It’s not just a sexual attraction. It’s an identity.
There was never a lightbulb moment in which I realized, “Hey! I’m bisexual!” I actually spent several years with a growing sense that something about me wasn’t quite the norm.
It wasn’t until I started reading fan fiction in earnest that the knowledge sort of snuck up on me … I wasn’t heterosexual. Limiting my sexual interest to a single gender felt completely unnatural to me, so why should I keep faking it?
I decided to own the label when I went off to grad school—I’d simply introduce myself to new people as bi in the first place.
OK—no, I didn’t lead off with, “Hi, my name is Rebecca and I’m bisexual. How are you?” That would have labeled me as weird for a completely different reason! But I did make sure the topic arose early on in my interactions with new friends to present it as a simple fact about me—no different from my favorite color.
Little did they realize—I hope—how difficult it was for me to be so casual, how monumental our everyday conversation was to me. Eventually, after I sweated through the first few conversations, it stopped freaking me out so much.
New acquaintances were one thing—family was a much bigger issue to tackle. I promised myself if I ever started seriously dating a girl, I wouldn’t hide it. But same-sex relationships with slippery lines between friendship and romance proved to be a greater challenge than I anticipated. I put it off and put it off and put it off … and then I got married.
Hurrah! Problem solved. I ended up with a man, so the subject would never have to come up.
Except … the subject never did come up and it felt wrong. It felt wrong to lie by omission—to enter into political arguments with family members who had no idea the stakes were so personal to me. It felt wrong to be two different me’s—to monitor everything I said when visiting family. And it felt very wrong to raise my daughter to believe I’m something I’m not. I knew I would eventually want to tell her and making it a secret to be revealed implied that it was something to be ashamed of.
I’m not ashamed. I’m just one me. I’m bisexual—and I’m talking about it.
As you read this article, my family members are reading with you. Today is the day I stop hiding. I know there will be confusion and so many questions. I created this list of anticipated questions because I wanted to address these issues from the beginning. Let’s start talking together.
Here are some questions and answers for those who might not yet understand.
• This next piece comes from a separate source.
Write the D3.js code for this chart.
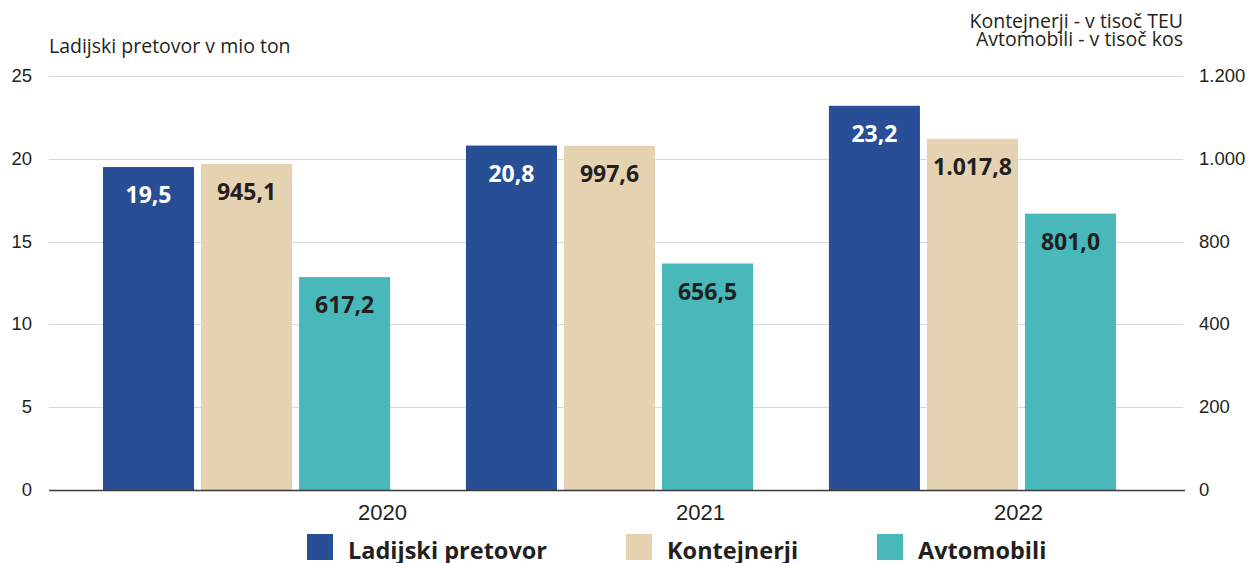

1. But … you’re married … to a man.
Yes! I am married to a wonderful man. Since I am attracted to men and women, I am free to marry either—thanks, Supreme Court! It happens to be a man in my case.
2. Does being married to a man mean you’re not bisexual anymore?
Being bisexual is a part of my identity and it didn’t disappear when I got married. I continue to find women attractive, because that’s how my body and brain work.
3. So, do you secretly have crushes on your female friends?
Just as straight women are able to have friendships with men that don’t involve sex, queer women are able to have friendships with women that don’t involve sex. I’m not attracted to every person I see—being bisexual simply means that I don’t automatically rule anyone out due to their gender.
4. Wait, I thought we weren’t supposed to say “queer.”
At one time, “queer” was used as a slur, but the LGBTQ community has largely embraced and reclaimed the term. Many of us find it to be the best way to describe a sexual identity “out of the norm.”
The best way to know how to refer to someone is to ask them how they self-identify. I do identify as queer, so it’s just fine to use that word with me.
5. Does your husband know?
My husband has known I’m bisexual since the day we met and it has never been an issue for us. He has also been part of my decision to come out now. I couldn’t ask for better emotional support.
6. Does being bisexual mean you cheat on your husband?
My husband and I made a commitment to each other and I would never break that commitment.
Bisexual people aren’t “naturally promiscuous” any more than straight people, but we get slapped with the assumption that no matter which gender we are with, we’re probably cheating on that person with someone from the other gender. That’s not how this works. My sexual identity has nothing to do with keeping the vows of my marriage.